Thermodynamic analysis and multi-objective optimization of an ORC-based solar-natural gas driven trigeneration system for a residential area

Abstract

Regarding the growing demands for energy, depletion of fossil fuel resources, and the adverse environmental consequences associated with their utilization, especially global warming, it is imperative to increase the share of renewable resources within energy systems. During the summer season, the residential sector in Khuzestan province, Iran, experiences a significant surge in energy consumption. This elevated demand is mostly attributed to the region's severe temperatures, requiring the extensive use of cooling equipment. As a result, taking into account the high potential for solar energy in the nation, this research first uses TRNSYS software to calculate the cooling and heating loads of a residential area in the province of Khuzestan. Next, a solar-natural gas Combined Cooling, Heating and Power (CCHP) system is designed and modeled using Engineering Equation Solver (EES) software, with the goal of supplying the cooling load. Then, using the particle swarm optimization technique, the system's multi-objective optimization was completed.
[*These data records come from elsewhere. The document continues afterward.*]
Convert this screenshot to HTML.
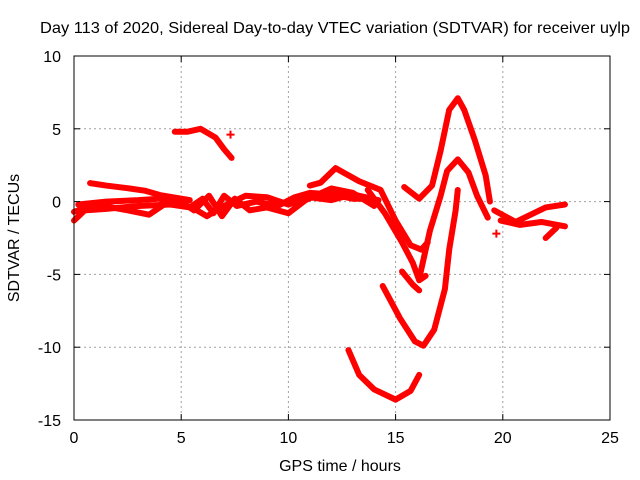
<!DOCTYPE html>
<html><head><meta charset="utf-8"><style>
body{margin:0;background:#fff}
svg{display:block;font-family:"Liberation Sans",sans-serif}
</style></head><body>
<svg id="chart" width="640" height="480" viewBox="0 0 640 480">
<rect width="640" height="480" fill="#fff"/>
<text x="335" y="33" font-size="16" text-anchor="middle" textLength="590" lengthAdjust="spacingAndGlyphs">Day 113 of 2020, Sidereal Day-to-day VTEC variation (SDTVAR) for receiver uylp</text>
<g id="grid"></g>
<g id="series"></g>
<rect x="74" y="56" width="536" height="364" fill="none" stroke="#000" stroke-width="1"/>
<g id="ticks"></g>
<text x="340" y="471" font-size="16" text-anchor="middle">GPS time / hours</text>
<text transform="translate(19,238) rotate(-90)" font-size="16" text-anchor="middle">SDTVAR / TECUs</text>
</svg>
<script>
const xTicks=[0,5,10,15,20,25];
const yTicks=[10,5,0,-5,-10,-15];
const trArcTop=[[4.7,4.8],[5.3,4.8],[5.9,5.0],[6.6,4.4],[7.0,3.6],[7.35,3.0]];
const trIsolated=[[7.3,4.6]];
const trUpperLeft=[[0.75,1.27],[1.5,1.1],[2.6,0.9],[3.3,0.75],[4.0,0.45],[5.4,0.1]];
const trBase1=[[0,-1.3],[0.5,-0.6],[1.5,-0.5],[3,-0.3],[4.5,-0.2],[5.4,-0.4],[6.0,0.2],[6.5,-0.8],[7.0,0.4],[7.6,-0.3],[8.5,0],[9.5,-0.3],[10.3,0.3],[11,0.6],[12,0.5],[13,0.2],[14,0.2]];
const trBase2=[[0,-0.7],[1,-0.2],[2.5,-0.6],[3.5,-0.9],[4.2,-0.2],[5.0,0.0],[5.6,-0.6],[6.3,0.4],[6.9,-1.0],[7.5,0.2],[8.2,-0.6],[9,-0.4],[10,-0.8],[10.8,0.1],[12,0.9],[13,0.6],[14,-0.3]];
const trBase3=[[0.2,-0.2],[1.5,0.0],[3,0.1],[4,0.2],[5.5,-0.4],[6.2,-1.0],[7,-0.3],[8,0.4],[9,0.3],[10,-0.2],[11,0.3],[12,0.1],[13,0.5],[14.2,0.1]];
const trRise12=[[11,1.1],[11.5,1.3],[12.2,2.3],[13.3,1.4],[14.3,0.8],[15,-1.3],[15.7,-3.0],[16.2,-3.3],[16.5,-2.8]];
const trPlunge1=[[13.7,0.8],[14.5,-0.8],[15.3,-2.8],[15.8,-4.2],[16.1,-5.4],[16.4,-5.1]];
const trPlunge2=[[15.3,-4.8],[15.8,-5.7],[16.1,-6.1]];
const trDip=[[14.4,-5.8],[15.2,-8.0],[15.9,-9.6],[16.3,-9.9],[16.8,-8.8],[17.3,-6.0],[17.5,-3.3],[17.8,-0.6],[17.9,0.8]];
const trBottom=[[12.8,-10.2],[13.3,-11.9],[14.0,-12.9],[15.0,-13.6],[15.7,-13.0],[16.1,-11.9]];
const trPeak=[[15.4,1.0],[16.1,0.2],[16.7,1.1],[17.1,3.5],[17.5,6.3],[17.9,7.1],[18.2,6.3],[18.7,4.2],[19.2,1.8],[19.4,0.0]];
const trPeak2=[[16.1,-5.3],[16.6,-2.0],[17.1,0.4],[17.4,2.1],[17.9,2.9],[18.4,2.0],[18.8,0.4],[19.3,-1.1]];
const trRight1=[[19.6,-0.6],[20.6,-1.4],[21.3,-0.9],[22.0,-0.4],[22.9,-0.2]];
const trRight2=[[19.9,-1.3],[20.8,-1.6],[21.8,-1.4],[22.9,-1.7]];
const trRight3=[[22.0,-2.5],[22.5,-1.8]];
const trRightDot=[[19.7,-2.2]];
const allTraces=[trArcTop,trIsolated,trUpperLeft,trBase1,trBase2,trBase3,trRise12,trPlunge1,trPlunge2,trDip,trBottom,trPeak,trPeak2,trRight1,trRight2,trRight3,trRightDot];
const NS='http://www.w3.org/2000/svg';
const X=t=>74+t*536/25;
const Y=v=>56+(10-v)*364/25;
const grid=document.getElementById('grid'),ticks=document.getElementById('ticks'),ser=document.getElementById('series');
function mk(tag,attrs,parent){const e=document.createElementNS(NS,tag);for(const k in attrs)e.setAttribute(k,attrs[k]);parent.appendChild(e);return e;}
xTicks.forEach(t=>{
  if(t>0&&t<25){const g=mk('line',{x1:X(t),x2:X(t),y1:56,y2:420,stroke:'#a0a0a0','stroke-dasharray':'2,3'},grid);
  
  }
  const tk=mk('line',{x1:X(t),x2:X(t),y1:420,y2:414,stroke:'#000'},ticks);
  
  
  const tk2=mk('line',{x1:X(t),x2:X(t),y1:56,y2:62,stroke:'#000'},ticks);
  
  
  const l=mk('text',{x:X(t),y:443,'font-size':16,'text-anchor':'middle'},ticks);l.textContent=t;
  
  
});
yTicks.forEach(v=>{
  if(v<10&&v>-15){const g=mk('line',{x1:74,x2:610,y1:Y(v),y2:Y(v),stroke:'#a0a0a0','stroke-dasharray':'2,3'},grid);
  
  }
  const tk=mk('line',{x1:74,x2:80,y1:Y(v),y2:Y(v),stroke:'#000'},ticks);
  
  
  const tk2=mk('line',{x1:604,x2:610,y1:Y(v),y2:Y(v),stroke:'#000'},ticks);
  
  
  const l=mk('text',{x:61,y:Y(v)+6,'font-size':16,'text-anchor':'end'},ticks);l.textContent=v;
  
  
});
allTraces.forEach(tr=>{
  if(tr.length===1){
    const [t,v]=tr[0];
    const p=mk('path',{d:`M${X(t)-4},${Y(v)}h8M${X(t)},${Y(v)-4}v8`,stroke:'#f00','stroke-width':2,fill:'none'},ser);
    
    
  } else {
    const p=mk('polyline',{points:tr.map(([t,v])=>X(t)+','+Y(v)).join(' '),stroke:'#f00','stroke-width':6,fill:'none','stroke-linejoin':'round','stroke-linecap':'round'},ser);
    
    
  }
});
</script>
</body></html>
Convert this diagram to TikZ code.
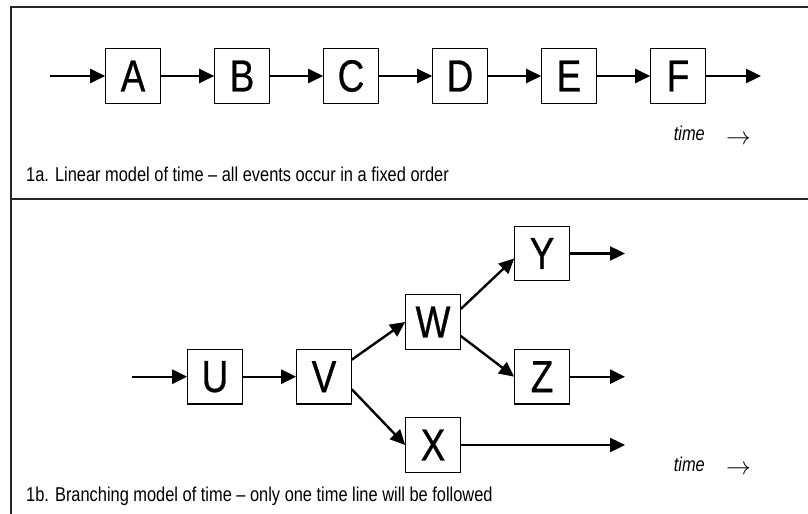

The results showed that a fuel consumption rate of 0.04274 kg/s is required in steady state conditions to supply a cooling load of 1446.2 kW for the region with 1000 m2 of solar collecting area. A total of 465.7 kW of electric power and 3336 kW of heating are produced. The system's energy and exergy efficiencies were determined to be 186.6 % and 27.81 %, respectively. Eventually, the findings of this study demonstrated that the proposed configuration has the potential to provide multiple positive outcomes with a high level of efficiency, and improve the share of renewable energy.